We wrote to all 5 main political parties in England and all parties sent along appropriate representatives — all except one, The Conservative Party. The Conservatives ignored both the formal invitation and numerous requests to respond by both phone and email.
I still think that response was staggering
Good luck with what you do
The Tories have propagated a foul marginalising of the poor ill/disabled reminiscent of the 19th Century minus the patronising but useful Victorian philanthropy. They have, by implication, developed a theory of ‘excess population’. The bedroom tax together with cuts in personal independence allowances have created significant individual suffering and a callousing of the public sensibility to this issue -not our country’s ‘finest hour’ by a long chalk.
Scrooge after being asked by two gentlemen for a donation ‘for the poor and destitute’.
‘ I can’t afford to make idle people merry. I help to support the establishments I have mentioned-they cost enough: and those who are badly off must go there.”
‘Many can’t go there: and many would rather die.”

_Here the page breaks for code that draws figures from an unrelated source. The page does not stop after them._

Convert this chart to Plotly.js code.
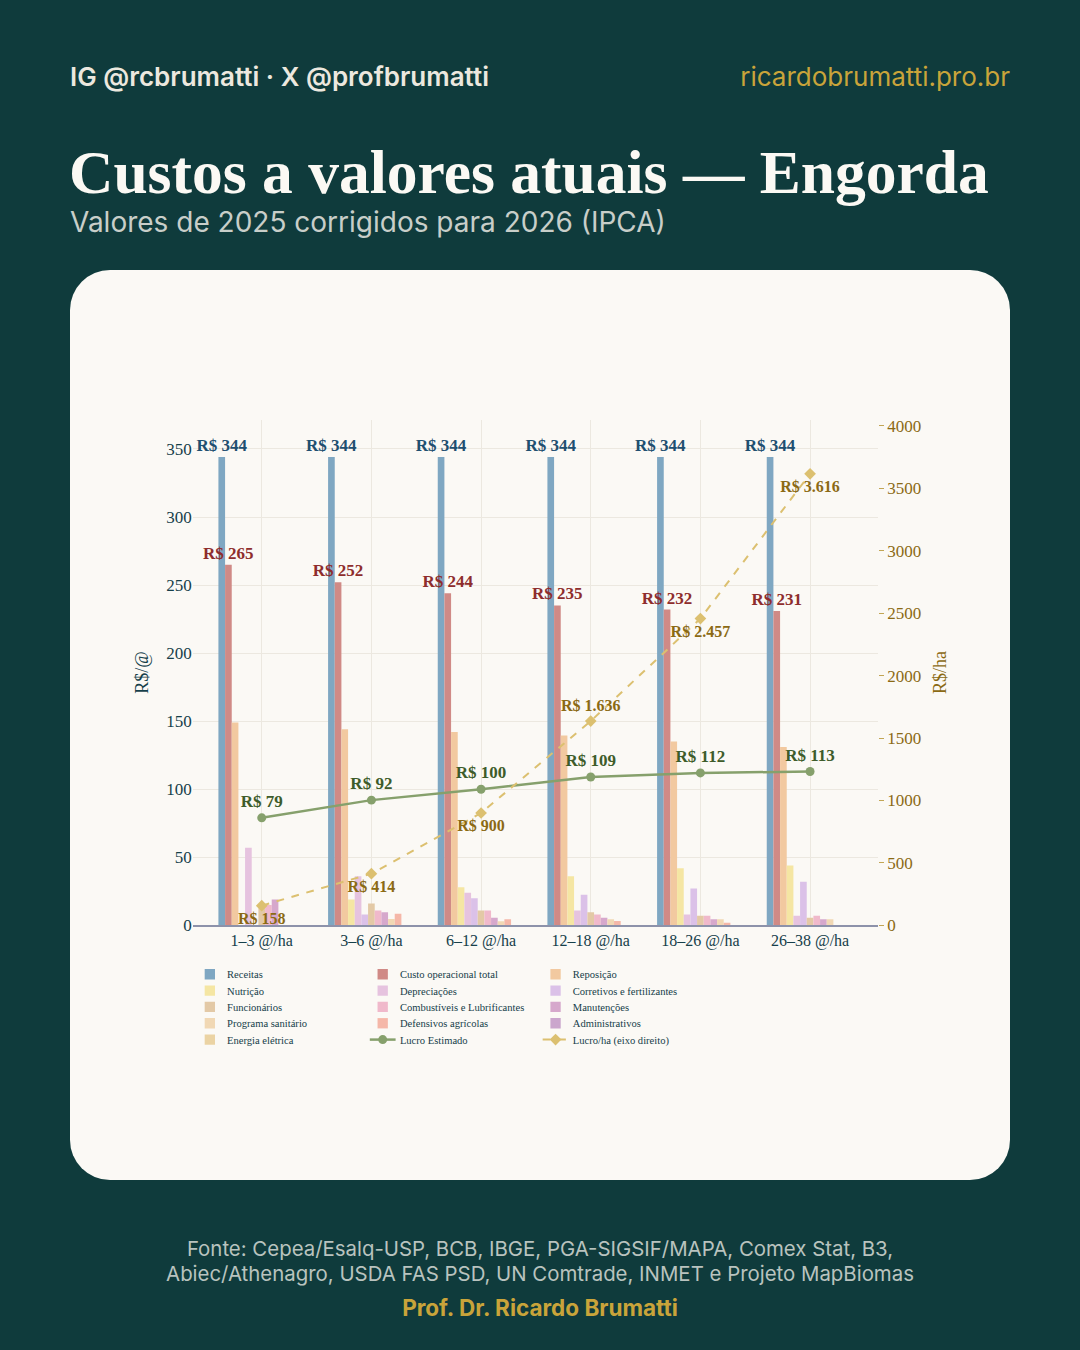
<!DOCTYPE html>
<html><head><meta charset="utf-8">
<script src="https://cdn.plot.ly/plotly-3.0.1.min.js"></script>
<style>
html,body{margin:0;padding:0;}
body{width:1080px;height:1350px;background:#0f3b3c;position:relative;overflow:hidden;font-family:Inter,'Noto Sans',sans-serif;}
#hdrL{position:absolute;left:70px;top:61px;font-size:26px;font-weight:600;color:#ece8df;}
#hdrR{position:absolute;right:70px;top:61px;font-size:26px;font-weight:400;color:#c9a43a;}
#title{position:absolute;left:69px;top:137px;font-family:'Liberation Serif',serif;font-weight:700;font-size:61.5px;color:#fbf9f4;white-space:nowrap;}
#sub{position:absolute;left:70px;top:205px;font-size:28px;color:#c8cec9;font-weight:400;}
#card{position:absolute;left:70px;top:270px;width:940px;height:910px;background:#fbf9f5;border-radius:40px;}
#chart{position:absolute;left:0;top:0;transform-origin:0 0;}
#src{position:absolute;left:0;width:1080px;top:1236px;text-align:center;font-size:20.4px;line-height:25px;color:#b9c3bf;}
#sig{position:absolute;left:0;width:1080px;top:1294px;text-align:center;font-size:22.5px;font-weight:700;color:#c9a43a;}
</style></head>
<body>
<div id="hdrL">IG @rcbrumatti · X @profbrumatti</div>
<div id="hdrR">ricardobrumatti.pro.br</div>
<div id="title">Custos a valores atuais — Engorda</div>
<div id="sub">Valores de 2025 corrigidos para 2026 (IPCA)</div>
<div id="card"></div>
<div id="chart"></div>
<div id="src">Fonte: Cepea/Esalq-USP, BCB, IBGE, PGA-SIGSIF/MAPA, Comex Stat, B3,<br>Abiec/Athenagro, USDA FAS PSD, UN Comtrade, INMET e Projeto MapBiomas</div>
<div id="sig">Prof. Dr. Ricardo Brumatti</div>
<script>
const categories = ['1–3 @/ha','3–6 @/ha','6–12 @/ha','12–18 @/ha','18–26 @/ha','26–38 @/ha'];
const receitas = [344,344,344,344,344,344];
const custoTotal = [265,252,244,235,232,231];
const reposicao = [149,144,142,139.5,135,131];
const nutricao = [0,19,28,36,42,44];
const depreciacoes = [57,36,24,11,8,7];
const corretivos = [0,8,20,22.5,27,32];
const funcionarios = [14,16,11,9.6,7,5.6];
const combustiveis = [15,11,11,8,7,7];
const manutencoes = [19,9.6,5.6,5.6,4.4,4.4];
const programaSanitario = [0,4.6,3,4.4,4.4,4.4];
const defensivos = [0,8.6,4.4,3.2,2,0];
const administrativos = [0,0,0,0,0,0];
const energia = [0,0,0,0,0,0];
const lucro = [79,92,100,109,112,113];
const lucroHa = [158,414,900,1636,2457,3616];
const lucroHaPos = ['bottom center','bottom center','bottom center','top center','bottom center','bottom center'];

const S = 0.86;               // render scale of the chart element
const P = v => v / S;         // page pixels -> chart pixels
const W = Math.round(P(1080)), H = Math.round(P(1350));
const SERIF = "Georgia, 'Liberation Serif', 'DejaVu Serif', serif";
const fmt = v => 'R$ ' + v.toLocaleString('pt-BR');

const barSeries = [
  ['Receitas', receitas, '#7fa7c2', true, '#1f4f70'],
  ['Custo operacional total', custoTotal, '#d08a86', true, '#8e2d2d'],
  ['Reposição', reposicao, '#f2c9a0'],
  ['Nutrição', nutricao, '#f5e6a3'],
  ['Depreciações', depreciacoes, '#e6c3df'],
  ['Corretivos e fertilizantes', corretivos, '#dbc1e8'],
  ['Funcionários', funcionarios, '#e3c9a6'],
  ['Combustíveis e Lubrificantes', combustiveis, '#f0b9cb'],
  ['Manutenções', manutencoes, '#d6a8cc'],
  ['Programa sanitário', programaSanitario, '#f1d8b4'],
  ['Defensivos agrícolas', defensivos, '#f5b7a8'],
  ['Administrativos', administrativos, '#cba6cd'],
  ['Energia elétrica', energia, '#ebd3a3']
];

const traces = barSeries.map(s => {
  const t = {type:'bar', name:s[0], x:categories, y:s[1], marker:{color:s[2]}, cliponaxis:false};
  if (s[3]) {
    t.text = s[1].map(fmt); t.textposition='outside'; t.constraintext='none'; t.textangle=0;
    t.textfont = {family:SERIF, size:P(17), color:s[4], weight:700};
  } else { t.textposition='none'; }
  return t;
});
traces.push({type:'scatter', mode:'lines+markers+text', name:'Lucro Estimado', x:categories, y:lucro,
  line:{color:'#86a06c', width:P(2.5)}, marker:{color:'#86a06c', size:P(9)},
  text:lucro.map(fmt), textposition:'top center', cliponaxis:false,
  textfont:{family:SERIF, size:P(17), color:'#3e5c2a', weight:700}});
traces.push({type:'scatter', mode:'lines+markers+text', name:'Lucro/ha (eixo direito)', x:categories, y:lucroHa, yaxis:'y2',
  line:{color:'#dcc070', width:P(2), dash:'dash'}, marker:{color:'#dcc070', size:P(9), symbol:'diamond'},
  text:lucroHa.map(fmt), textposition:lucroHaPos, cliponaxis:false,
  textfont:{family:SERIF, size:P(16), color:'#8b6a14', weight:700}});

const ml = Math.round(P(193)), mr = W - Math.round(P(878)), mt = Math.round(P(420)), mb = H - Math.round(P(925));
const layout = {
  width:W, height:H,
  paper_bgcolor:'rgba(0,0,0,0)', plot_bgcolor:'rgba(0,0,0,0)',
  margin:{l:ml, r:mr, t:mt, b:mb},
  barmode:'group', bargap:0.21, bargroupgap:0,
  showlegend:true,
  font:{family:SERIF, color:'#16404a'},
  xaxis:{type:'category', range:[-0.63,5.62], showgrid:true, gridcolor:'#ece8e0', gridwidth:P(1), showline:true, linecolor:'#8d92aa', linewidth:P(1.5),
    tickfont:{family:SERIF, size:P(16), color:'#16404a'}, ticks:'', zeroline:false},
  yaxis:{range:[0,371.5], tickvals:[0,50,100,150,200,250,300,350], gridcolor:'#ece8e0', gridwidth:P(1), zeroline:false,
    tickfont:{family:SERIF, size:P(17), color:'#16404a'}, ticks:'',
    title:{text:'R$/@', font:{family:SERIF, size:P(18), color:'#16404a'}, standoff:P(12)}},
  yaxis2:{overlaying:'y', side:'right', range:[0,4050], tickvals:[0,500,1000,1500,2000,2500,3000,3500,4000], showgrid:false, zeroline:false,
    ticks:'outside', ticklen:P(5), tickcolor:'#b8993a', tickfont:{family:SERIF, size:P(17), color:'#8b6a14'},
    title:{text:'R$/ha', font:{family:SERIF, size:P(18), color:'#8b6a14'}, standoff:P(12)}},
  legend:{orientation:'h', x:0.0, xanchor:'left', y:-0.072, yanchor:'top', entrywidth:156, tracegroupgap:0,
    font:{family:SERIF, size:12.3, color:'#16404a'}, bgcolor:'rgba(0,0,0,0)', itemwidth:30, traceorder:'normal'}
};
const el = document.getElementById('chart');
el.style.width = W + 'px'; el.style.height = H + 'px'; el.style.transform = 'scale(' + S + ')';
Plotly.newPlot(el, traces, layout, {displayModeBar:false, staticPlot:true});
</script>
</body></html>
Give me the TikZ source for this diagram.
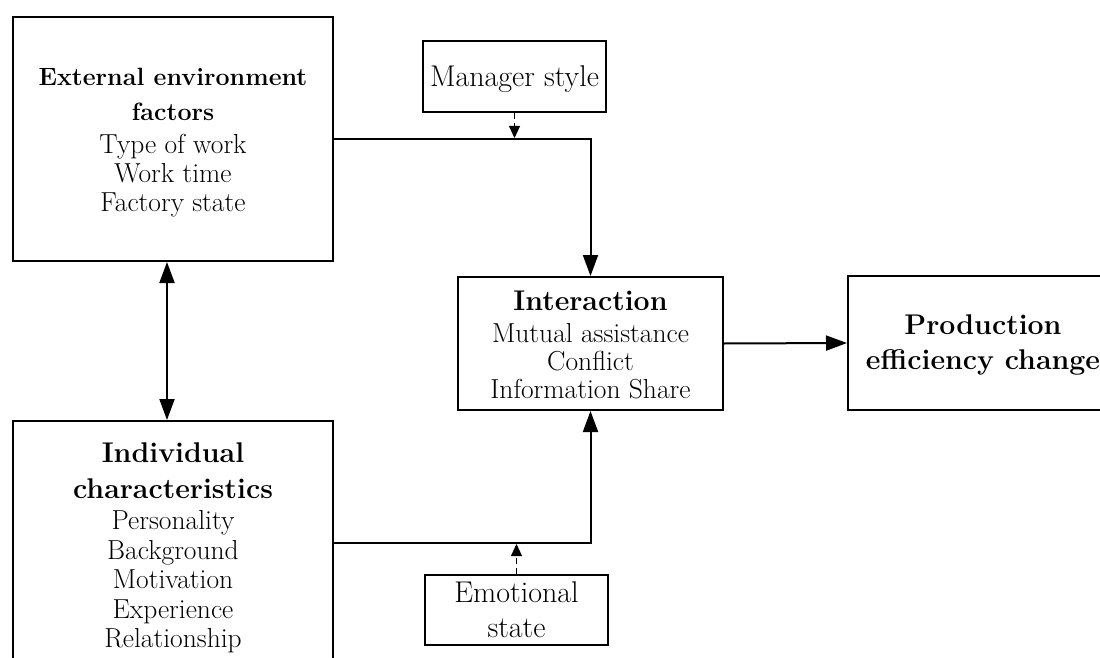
\documentclass[tikz,border=0pt]{standalone}
\usepackage{fontspec}
\usetikzlibrary{arrows.meta}
\begin{document}
\begin{tikzpicture}[x=1pt,y=-1pt,
  box/.style={draw, line width=2pt, align=center, inner sep=0pt, font=\fontsize{27.5}{29}\selectfont},
  arr/.style={line width=2pt, -{Triangle[length=21pt,width=15pt]}},
  darr/.style={line width=1pt, dash pattern=on 6pt off 4pt, -{Triangle[length=12pt,width=11pt]}}]
\useasboundingbox (0,0) rectangle (1100,658);
\clip (0,0) rectangle (1100,658);
\node[box, minimum width=320pt, minimum height=244pt] (ext) at (173,139)
  {{\bfseries\fontsize{25}{29}\selectfont\rule{0pt}{25.4pt}External environment}\\[6pt]{\bfseries\fontsize{25}{29}\selectfont factors}\\[4pt]Type of work\\Work time\\Factory state};
\node[box, minimum width=320pt, minimum height=244pt, font=\fontsize{27.5}{29.5}\selectfont] (ind) at (173,543)
  {{\bfseries\fontsize{28.5}{29}\selectfont\rule{0pt}{29.8pt}Individual}\\[6.5pt]{\bfseries\fontsize{28.5}{29}\selectfont characteristics}\\[1.5pt]Personality\\Background\\Motivation\\Experience\\Relationship};
\node[box, minimum width=265pt, minimum height=133pt, font=\fontsize{27.5}{28}\selectfont] (int) at (590.5,343.5)
  {{\bfseries\fontsize{28.5}{28}\selectfont\rule{0pt}{21.5pt}Interaction}\\[4pt]Mutual assistance\\Conflict\\Information Share};
\node[box, minimum width=270pt, minimum height=134pt, font=\bfseries\fontsize{28.5}{35}\selectfont] (prod) at (983,343)
  {\rule{0pt}{23.8pt}Production\\efficiency change};
\node[box, minimum width=183pt, minimum height=71pt, font=\fontsize{30}{35}\selectfont] (mgr) at (514.5,76.5) {\rule{0pt}{26.8pt}Manager style};
\node[box, minimum width=183pt, minimum height=70pt, font=\fontsize{30}{35}\selectfont] (emo) at (516.5,610) {Emotional\\state};
\draw[arr] (ext.east) -| (int.north);
\draw[arr] (ind.east) -| (int.south);
\draw[arr] (int.east) -- (prod.west);
\draw[line width=2pt, {Triangle[length=21pt,width=15pt]}-{Triangle[length=21pt,width=15pt]}] ([xshift=-6pt]ext.south) -- ([xshift=-6pt]ind.north);
\coordinate (mgrT) at ([yshift=1pt]mgr.south |- ext.east);
\draw[darr] (mgr.south) -- (mgrT);
\coordinate (emoT) at ([yshift=-1pt]emo.north |- ind.east);
\draw[darr] (emo.north) -- (emoT);
\end{tikzpicture}
\end{document}
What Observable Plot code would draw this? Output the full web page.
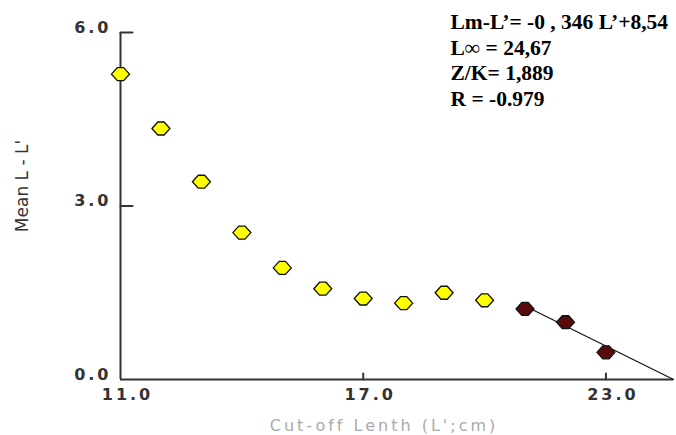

‘If they would rather die,’said Scrooge,”they had better do it and decrease the surplus population.”
The other fears that are created are to do with accusations that certain politicians will ‘stab the country in the back’ by doing deals here and there.
And the fact that Cameron felt that it was OK for Fallon the talk ‘frankly’!!
And this from a party who are ‘doing deals’ on the TIPP and with American based health care companies about the future of the NHS!!
Well if I were to be so ‘frank’ about Cameron & Co, I don’t think Richard could post what I’d have to say about the Tory party! But I know what I’d say in public to Cameron’s face if I ever got the chance.
My biggest fear now is that Labour will now form a coalition with the capricious Lib Dems to from a sort of ‘progressive-lite’ Government. Oh dear!!
I’d love Labour to embrace the Greens/Plaid Cymru & the SNP and try to bring this country back to the real centre ground. We are deep in right-wing territory at the moment.